Manila of My Childhood

A mental image of Manila for most of us may probably consist of one or two of the following: Jeepneys. Traffic. Poverty. Filthy and congested streets, street children, street vendors, dilapidated buildings and houses, neglected by society.

But underneath the smoke, the dirt, the traffic lie a few more things that most of us have neglected over time. Art. History. Culture. All have been buried deep beneath Manila's dirt and poverty, set aside by most of us in pursuit of other things such as money, success, progress.

My siblings and I visited the Planetarium and the National Museum last November. We had our own little field trip through the Andromeda and nearby galaxies at the Planetarium. It was this round theater with chairs arranged in a circular pattern. Right in the middle of the room is a complex-antique-right-out-of-a-sci-fi-movie looking projector, which had a lot of lenses that shoot up to the dome-shaped ceiling. So we watched this presentation with our heads tilted back to our seats, looking up at the ceiling as if it were the night sky full of stars.

After the visit to the Planetarium, we decided to cross the street to the National Museum. It was a gloomy afternoon. The sun was hiding behind grey clouds. It drizzled quite a bit on our way to the museum. We passed through Luneta Park and there stood a towering statue of Lapu-Lapu. If you are Filipino and you do not know who Lapu-Lapu is, you ought to be ashamed of yourself. Just kidding. Anyway, Lapu-Lapu is the first native to resist Spanish forces who tried to colonize the Philippines back in 1500s. So he was regarded as the first Filipino hero. There he was, standing tall, perhaps guarding over Manila somehow. Funny thing is in  the 1500s he fought in Mactan, not Manila. But anyway he also has monument in Cebu.

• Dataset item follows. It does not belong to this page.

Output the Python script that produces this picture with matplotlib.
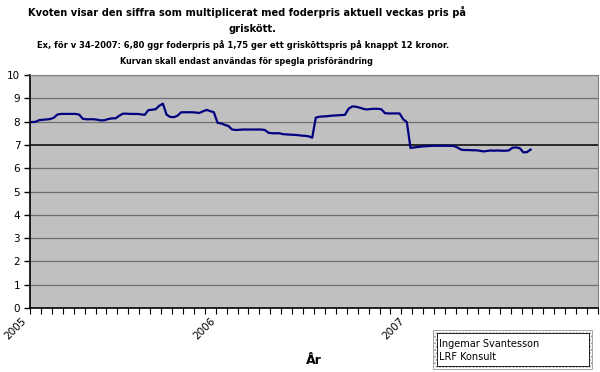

The National Museum houses the works of most celebrated Filipino artists and displays artifacts which had been part of Philippine history and way of life. Life depicted through paintings, sculptures, sketches, woodworks, textiles, various arts through various media.

























This was the very first branch of the Bank of the Philippine Islands, originally know as El Banco Espanol Filipino de Isabell II, ushered in the start of the Philippine banking and finance industry.

We were fast growing up. And as cliche as it may sound, how fast time flies. It's refreshing to revisit the places we had gone to when we were children. The last time I was at the Planetarium and National Museum was when I was in third grade, I think. A lot has changed since then, but some things remain the same.